A statement from the coalition said it had carried out 18 strikes near Raqa on Tuesday, and a Pentagon spokesman said the coalition would investigate the reported deaths.
“Since we have conducted several strikes near Raqa we will provide this information to our civilian casualty team for further investigation,” he said.
“Raqa is Being Slaughtered Silently,” an activist group that publishes news from IS-held territory in Syria, blamed the coalition for the strike.
“The school that was targeted hosts nearly 50 displaced families,” it said.
Earlier this month, the coalition said its campaign in Syria and Iraq had unintentionally killed at least 220 civilians, but monitors say the real number is far higher.
In addition to its aerial sorties, the US has several hundred troops on the ground in Syria supporting the anti-IS offensive by the Syrian Democratic Forces, an alliance of Kurdish and Arab fighters.

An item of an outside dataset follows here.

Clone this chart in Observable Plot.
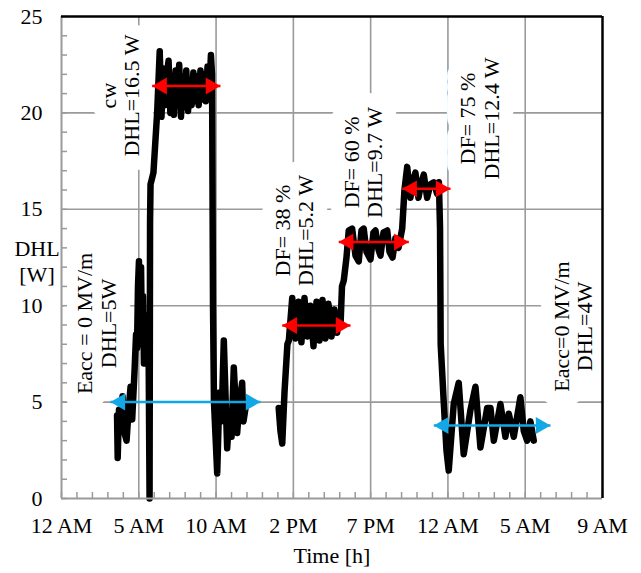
<!DOCTYPE html>
<html><head><meta charset="utf-8">
<script src="https://cdn.jsdelivr.net/npm/d3@7"></script>
<script src="https://cdn.jsdelivr.net/npm/@observablehq/plot@0.6"></script>
<style>html,body{margin:0;padding:0;background:#fff;} svg{display:block;}</style>
</head><body><div id="chart"></div>
<script>
// x axis: hours since midnight (one grid step = 4.8 h)
const xTicks = [0, 4.8, 9.6, 14.4, 19.2, 24, 28.8, 33.6];
const xTickLabels = ["12 AM", "5 AM", "10 AM", "2 PM", "7 PM", "12 AM", "5 AM", "9 AM"];
const yTicks = [0, 5, 10, 15, 20, 25];
const xMinor = d3.range(0, 33.61, 0.96);
const yMinor = d3.range(0, 25.01, 1);

// Segment A: morning (Eacc = 0, then cw operation, then off)
const morningTime = [3.45,3.49,3.57,3.66,3.79,3.91,4.04,4.16,4.29,4.39,4.53,4.63,4.69,4.75,4.81,4.88,4.94,5.00,5.06,5.12,5.22,5.31,5.40,5.47,5.50,5.53,5.71,5.94,
  6.10,6.21,6.32,6.43,6.54,6.65,6.76,6.87,6.98,7.09,7.20,7.31,7.42,7.53,7.64,7.75,7.86,7.97,8.08,8.19,8.30,8.41,8.52,8.63,8.74,8.85,8.96,9.07,9.18,9.28,
  9.35,9.41,9.47,9.67,9.81,9.94,10.08,10.29,10.43,10.56,10.70,10.91,11.05,11.22,11.30,11.43];
const morningDHL  = [4.3,2.1,4.6,3.6,5.3,3.4,3.0,4.5,5.8,4.1,6.5,8.5,7.8,11.0,12.3,9.0,12.0,8.0,10.5,7.0,9.5,8.0,9.0,0.0,14.4,16.3,16.9,20.0,
  23.2,19.8,22.3,20.4,22.0,22.7,20.0,21.8,19.9,22.2,20.6,22.5,19.8,21.9,20.3,22.2,20.1,21.7,20.4,22.1,20.6,21.9,20.4,22.2,20.7,22.0,20.6,22.4,21.0,23.0,
  22.0,10.0,5.0,1.3,5.5,4.0,8.2,2.6,4.5,3.2,6.8,3.4,5.0,6.0,4.0,4.7];

// Segment B: afternoon / night (DF = 38 %, 60 %, 75 %, then Eacc = 0)
const eveningTime = [13.49,13.60,13.71,13.85,14.03,14.12,14.33,14.53,14.72,14.90,15.09,15.28,15.46,15.65,15.84,16.02,16.21,16.39,16.58,16.77,16.95,17.12,17.20,17.33,17.42,17.53,17.70,17.84,18.05,18.26,18.46,18.63,18.77,18.94,19.19,19.38,19.50,19.69,19.81,20.00,20.23,20.37,20.56,20.74,20.93,21.16,21.30,21.47,21.55,21.67,21.83,21.98,22.17,22.36,22.50,22.71,22.91,23.12,23.33,23.44,23.51,23.55,23.74,23.91,24.05,24.36,24.67,24.98,25.40,25.71,26.02,26.44,26.64,26.85,27.26,27.57,27.78,28.09,28.50,28.71,28.92,29.12,29.33];
const eveningDHL  = [4.7,3.5,2.85,5.5,8.0,8.2,10.4,8.3,10.2,8.1,10.4,8.4,10.0,7.9,10.2,8.2,10.3,8.3,10.1,8.4,9.8,8.6,9.5,9.0,11.0,11.3,12.5,13.9,14.0,12.6,12.3,13.9,14.0,12.8,12.4,13.8,13.9,12.9,12.6,13.8,13.9,12.8,12.5,13.5,13.0,14.0,16.0,17.2,16.5,15.6,16.5,16.9,15.6,16.4,16.8,15.6,16.3,16.4,15.8,16.4,14.0,8.0,5.0,2.5,1.45,4.9,6.0,2.3,4.6,5.8,2.65,4.7,4.7,3.0,4.9,3.2,4.4,3.2,5.25,3.5,3.0,4.0,3.0];

// Average-level arrows
const arrowStart = [3.04, 5.63, 13.71, 17.22, 21.16, 23.12];
const arrowEnd   = [12.36, 9.87, 17.95, 21.57, 24.16, 30.37];
const arrowLevel = [5.0, 21.4, 8.97, 13.3, 16.06, 3.79];
const arrowKind  = ["off", "rf", "rf", "rf", "rf", "off"];

// Annotations
const labelText = ["Eacc = 0 MV/m\nDHL=5W", "cw\nDHL=16.5 W", "DF= 38 %\nDHL=5.2 W", "DF= 60 %\nDHL=9.7 W", "DF= 75 %\nDHL=12.4 W", "Eacc=0 MV/m\nDHL=4W"];
const labelTime = [2.15, 3.63, 14.44, 18.72, 25.96, 31.76];
const labelDHL  = [9.08, 20.9, 13.9, 17.43, 19.71, 8.92];

const trace = [
  ...morningTime.map((h, i) => ({h, v: morningDHL[i], seg: "A"})),
  ...eveningTime.map((h, i) => ({h, v: eveningDHL[i], seg: "B"}))
];
const arrows = arrowStart.map((s, i) => ({s, e: arrowEnd[i], y: arrowLevel[i], kind: arrowKind[i]}));
const labels = labelText.map((t, i) => ({t, x: labelTime[i], y: labelDHL[i]}));

const RED = "#ff0000", BLUE = "#12a8e6", GRID = "#9a9a9a";
const col = d => d.kind === "off" ? BLUE : RED;
const FONT = "Liberation Serif";

const chart = Plot.plot({
  width: 641, height: 573,
  marginLeft: 61, marginRight: 39, marginTop: 16, marginBottom: 75,
  style: {fontFamily: FONT, fontSize: "22px", background: "white", color: "black"},
  x: {domain: [0, 33.6]},
  y: {domain: [0, 25]},
  marks: [
    Plot.gridX(xTicks.slice(1, -1), {stroke: GRID, strokeOpacity: 1, strokeWidth: 1.6}),
    Plot.gridY(yTicks.slice(1, -1), {stroke: GRID, strokeOpacity: 1, strokeWidth: 1.6}),
    Plot.text(labels, {x: "x", y: "y", text: "t", rotate: -90, fontSize: 22, lineHeight: 1.08,
      fill: "white", stroke: "white", strokeWidth: 28, strokeLinejoin: "round"}),
    Plot.line(trace, {x: "h", y: "v", z: "seg", stroke: "black", strokeWidth: 6.5, strokeLinejoin: "round", strokeLinecap: "round"}),
    Plot.ruleX(xMinor, {x: d => d, stroke: GRID, strokeWidth: 1.5, insetTop: 476}),
    Plot.ruleY(yMinor, {y: d => d, stroke: GRID, strokeWidth: 1.5, insetRight: 535}),
    Plot.ruleX([0], {stroke: GRID, strokeWidth: 2}),
    Plot.ruleY([0], {stroke: GRID, strokeWidth: 2}),
    Plot.ruleY([25], {stroke: "black", strokeWidth: 2.5}),
    Plot.ruleX([33.6], {stroke: "black", strokeWidth: 2.5}),
    Plot.link(arrows, {x1: "s", x2: "e", y1: "y", y2: "y", stroke: col, strokeWidth: 2.5}),
    Plot.dot(arrows, {x: "s", y: "y", symbol: "triangle", r: 6.3, rotate: -90, dx: 9.8, fill: col, stroke: "none"}),
    Plot.dot(arrows, {x: "e", y: "y", symbol: "triangle", r: 6.3, rotate: 90, dx: -9.8, fill: col, stroke: "none"}),
    Plot.text(labels, {x: "x", y: "y", text: "t", rotate: -90, fontSize: 22, lineHeight: 1.08, fill: "black"}),
    Plot.axisX(xTicks, {tickSize: 0, tickPadding: 19, tickFormat: (d, i) => xTickLabels[i], fontSize: 22, label: null}),
    Plot.axisY(yTicks, {tickSize: 0, tickPadding: 19, fontSize: 22, label: null}),
    Plot.text(["DHL\n[W]"], {frameAnchor: "left", text: d => d, dx: -24.5, dy: 3, lineHeight: 1.2, fontSize: 22, textAnchor: "middle"}),
    Plot.text(["Time [h]"], {frameAnchor: "bottom", text: d => d, dy: 64, fontSize: 22})
  ]
});
document.getElementById("chart").append(chart);
</script></body></html>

An SDF commander said yesterday that US troops had been airlifted in to back the battle for Tabqa, a key town on the Euphrates River where senior IS commanders are based and where the group’s Western hostages were once held.
“US forces and fighters from the Syrian Democratic Forces were helicoptered to 15 kilometres west of Tabqa,” which lies on the southern bank of the Euphrates River, an SDF commander said.
Allied SDF fighters also crossed in boats from their positions on the northern bank of the river to meet up with the US forces on the southern bank.
A US defence official said yesterday, under condition of anonymity, that US artillery was being used in the operation to seize the Tabqa dam.
Another official, Pentagon spokesman Adrian Rankine-Galloway, said “coalition forces are assisting...with airlift and fire support in an operation to seize the Tabqa dam.”
IS is under pressure from several directions in northern Syria, with Russia supporting its Syrian ally President Bashar al-Assad on one front and Turkey providing air cover for rebel groups battling the militants on another. The escalating violence comes just a day before a new round of UN-brokered peace talks in Geneva hosted by UN special envoy Staffan de Mistura.
In Moscow yesterday for final meetings before the talks, de Mistura said the developments “raise concerns”.
“We must seek to achieve a political process as quickly as possible,” he said.
De Mistura will travel to rebel backer Ankara today and will then return to Switzerland to lead the talks.